Wood and briquette
Most free-standing stoves are adapted to burning wood and briquette, some furnaces can also burn bituminous coal.
- Wood – broad-leaf and dry should be used. Humidity of the wood greatly affects its efficiency and consumption. Burning wet wood consumes a lot of energy for water vaporization. Freshly cut pine has a density of 700kg/cubic meter, while a dry one has a density of only 480kg/cubic meter. The difference comes from 220 liters of water which has to be heated and vaporized in a temperature of over 100 degrees Celsius
Large vapor content creates smoke and causes setting of the soot on the glass and in the chimney. Ash created in the burning process constitutes only 0,5% of burnt fuel and can be used as a fertilizer. 1 cubic meter of wood costs about 20-35£ (depending on its type and humidity).

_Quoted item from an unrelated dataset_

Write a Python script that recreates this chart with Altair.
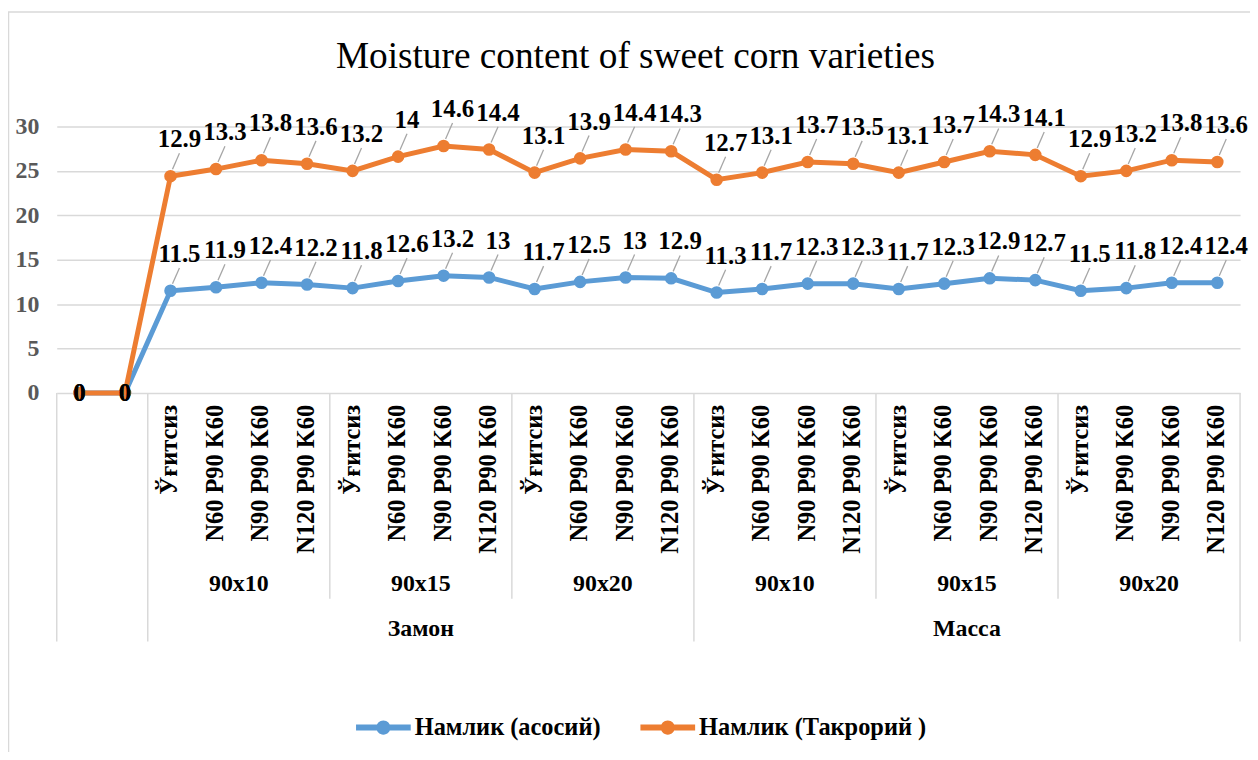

- Wood briquette – it is made from compressed sawdust, an ecological product without any addition of flammable substances. It has greater burning efficiency than wood (briquette – about 16,5 MJ/kg, wood – about 15 MJ/kg). Ash constitutes 0,6% of briquette’s mass and can be also used as a fertilizer. Briquette burning process does not emit a lot of dust and gases. One metric ton of briquette costs about 60£.